Whole presentation from Jameson can be downloaded here: 
http://www.scribd.com/doc/56416345

Tuesday, May 17, 2011

1st meeting debrief

Roger, Phil, Jonathan, and I met for the 1st meeting, a 2-hour discussion that ranged all the way from personal memories of the racial stratification in Detroit in the '70s, to a bit of local Portland stuff, and then onward to issues of immigration and postcolonial theory (although we didn't name it that exactly).  How we got there from the opening chapters in this book might appear to be mysterious, but it was more directly obvious if you were in the discussion.  But everything is connected to everything else, so you hang on for the ride that might veer off at any intersection or pause at some vista that looks out for as far as you can see.  

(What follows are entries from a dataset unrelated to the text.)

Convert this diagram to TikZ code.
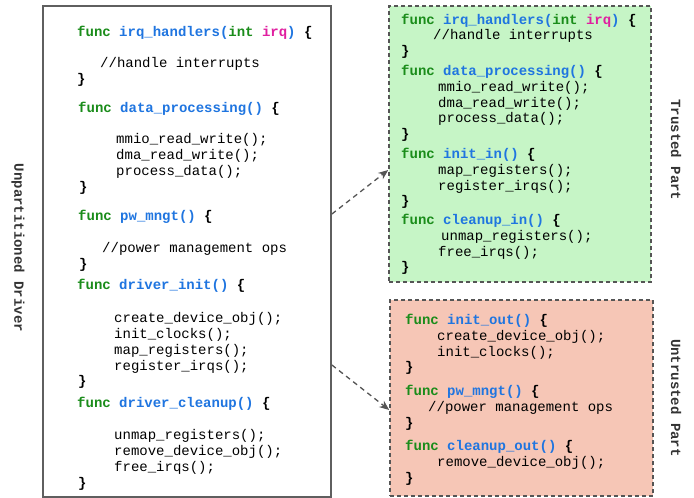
\documentclass[tikz,border=0pt]{standalone}
\usepackage{fontspec}
\setmonofont{Liberation Mono}
\usetikzlibrary{arrows.meta}
\definecolor{kwgreen}{HTML}{1A8C1A}
\definecolor{fnblue}{HTML}{1F75E0}
\definecolor{argmag}{HTML}{E01FA0}
\definecolor{boxgray}{HTML}{5F5F5F}
\definecolor{dashgray}{HTML}{555555}
\definecolor{trustfill}{HTML}{C6F5C6}
\definecolor{untrustfill}{HTML}{F6C6B6}
\definecolor{labelgray}{HTML}{333333}
\newcommand{\kwf}{\textbf{\color{kwgreen}func}}
\newcommand{\fnm}[1]{\textbf{\color{fnblue}#1}}
\newcommand{\obr}{\textbf{\{}}
\newcommand{\cbr}{\textbf{\}}}
\tikzset{
  codeline/.style={anchor=mid west, inner sep=0pt, yshift=-2.5pt, font=\ttfamily\fontsize{14}{16}\selectfont, text=black},
  sidelabel/.style={rotate=-90, inner sep=0pt, font=\ttfamily\bfseries\fontsize{14}{16}\selectfont, text=labelgray},
  drvbox/.style={draw=boxgray, line width=1.8pt, fill=white, inner sep=0pt},
  partbox/.style={draw=dashgray, line width=1.5pt, dash pattern=on 4pt off 3pt, inner sep=0pt},
  mapline/.style={draw=dashgray, line width=1.3pt, dash pattern=on 5pt off 4pt, -{Stealth[length=10pt,width=8pt]}}
}
\begin{document}
\begin{tikzpicture}[x=1pt,y=-1pt]
\useasboundingbox (0,0) rectangle (694,498);
% boxes
\node[drvbox, minimum width=288pt, minimum height=491pt] (drv) at (187,251.5) {};
\node[partbox, fill=trustfill, minimum width=262pt, minimum height=276pt] (trusted) at (520,144) {};
\node[partbox, fill=untrustfill, minimum width=263pt, minimum height=196pt] (untrusted) at (521.5,398) {};
% side labels
\node[sidelabel] (lblu) at (18,248) {Unpartitioned Driver};
\node[sidelabel] (lblt) at (676,150) {Trusted Part};
\node[sidelabel] (lblut) at (676,398) {Untrusted Part};
% left code
\node[codeline] (l1) at (77,32) {\kwf{} \fnm{irq\_handlers(}\textbf{\color{kwgreen}int} \textbf{\color{argmag}irq}\fnm{)} \obr};
\node[codeline] (l2) at (100,63) {//handle interrupts};
\node[codeline] (l3) at (77,79) {\cbr};
\node[codeline] (l4) at (78,108) {\kwf{} \fnm{data\_processing()} \obr};
\node[codeline] (l5) at (116,139) {mmio\_read\_write();};
\node[codeline] (l6) at (116,155) {dma\_read\_write();};
\node[codeline] (l7) at (116,171) {process\_data();};
\node[codeline] (l8) at (79,187) {\cbr};
\node[codeline] (l9) at (78,216) {\kwf{} \fnm{pw\_mngt()} \obr};
\node[codeline] (l10) at (102,248) {//power management ops};
\node[codeline] (l11) at (79,264) {\cbr};
\node[codeline] (l12) at (77,285) {\kwf{} \fnm{driver\_init()} \obr};
\node[codeline] (l13) at (114,318) {create\_device\_obj();};
\node[codeline] (l14) at (114,334) {init\_clocks();};
\node[codeline] (l15) at (114,350) {map\_registers();};
\node[codeline] (l16) at (114,366) {register\_irqs();};
\node[codeline] (l17) at (78,381) {\cbr};
\node[codeline] (l18) at (77,403) {\kwf{} \fnm{driver\_cleanup()} \obr};
\node[codeline] (l19) at (114,435) {unmap\_registers();};
\node[codeline] (l20) at (114,451) {remove\_device\_obj();};
\node[codeline] (l21) at (114,467) {free\_irqs();};
\node[codeline] (l22) at (78,483) {\cbr};
% trusted code
\node[codeline] (t1) at (401,20) {\kwf{} \fnm{irq\_handlers(}\textbf{\color{kwgreen}int} \textbf{\color{argmag}irq}\fnm{)} \obr};
\node[codeline] (t2) at (433,35) {//handle interrupts};
\node[codeline] (t3) at (401,51) {\cbr};
\node[codeline] (t4) at (401,71) {\kwf{} \fnm{data\_processing()} \obr};
\node[codeline] (t5) at (438,87) {mmio\_read\_write();};
\node[codeline] (t6) at (438,103) {dma\_read\_write();};
\node[codeline] (t7) at (438,118) {process\_data();};
\node[codeline] (t8) at (401,134) {\cbr};
\node[codeline] (t9) at (401,154) {\kwf{} \fnm{init\_in()} \obr};
\node[codeline] (t10) at (438,170) {map\_registers();};
\node[codeline] (t11) at (438,186) {register\_irqs();};
\node[codeline] (t12) at (401,201) {\cbr};
\node[codeline] (t13) at (401,220) {\kwf{} \fnm{cleanup\_in()} \obr};
\node[codeline] (t14) at (441,236) {unmap\_registers();};
\node[codeline] (t15) at (438,252) {free\_irqs();};
\node[codeline] (t16) at (401,267) {\cbr};
% untrusted code
\node[codeline] (u1) at (405,320) {\kwf{} \fnm{init\_out()} \obr};
\node[codeline] (u2) at (437,336) {create\_device\_obj();};
\node[codeline] (u3) at (437,352) {init\_clocks();};
\node[codeline] (u4) at (405,367) {\cbr};
\node[codeline] (u5) at (405,391) {\kwf{} \fnm{pw\_mngt()} \obr};
\node[codeline] (u6) at (428,407) {//power management ops};
\node[codeline] (u7) at (405,423) {\cbr};
\node[codeline] (u8) at (405,446) {\kwf{} \fnm{cleanup\_out()} \obr};
\node[codeline] (u9) at (437,462) {remove\_device\_obj();};
\node[codeline] (u10) at (405,478) {\cbr};
% mapping arrows
\coordinate (a1s) at (drv.east |- 0,214);
\coordinate (a1e) at (trusted.west |- 0,170);
\coordinate (a2s) at (drv.east |- 0,365);
\coordinate (a2e) at (untrusted.west |- 0,410);
\draw[mapline] (a1s) -- (a1e);
\draw[mapline] (a2s) -- (a2e);
\end{tikzpicture}
\end{document}
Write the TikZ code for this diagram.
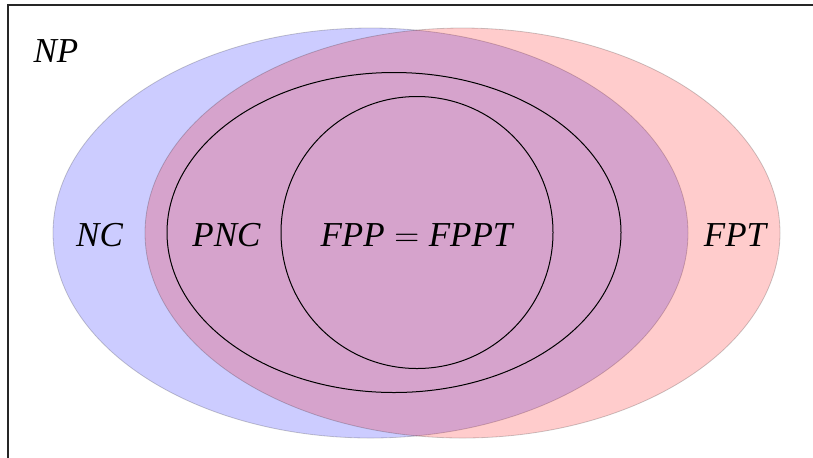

Some items of business and recent updates: 
  • AK Press told me on the phone that they lost our order, and besides they have 0 copies of our book.  This past month we assumed that the order was being shipped.  So... now with no books, I will be posting scanned in chapters for you to download.  
  • To avoid scheduling conflicts, our schedule is now revised (see above).
  • We opened by noting a local coincidence.  Martin Glaberman is mentioned (pg 16) as leading a study group on Marx's Das Kapital for the activists who went on to start a radical newspaper (Inner City Voice) and the union and then the League of Revolutionary Black Workers.  The coincidence is that our PDX IWW branch now has Glaberman's library -- some 2000 books -- but we still need to find an appropriate space for those books.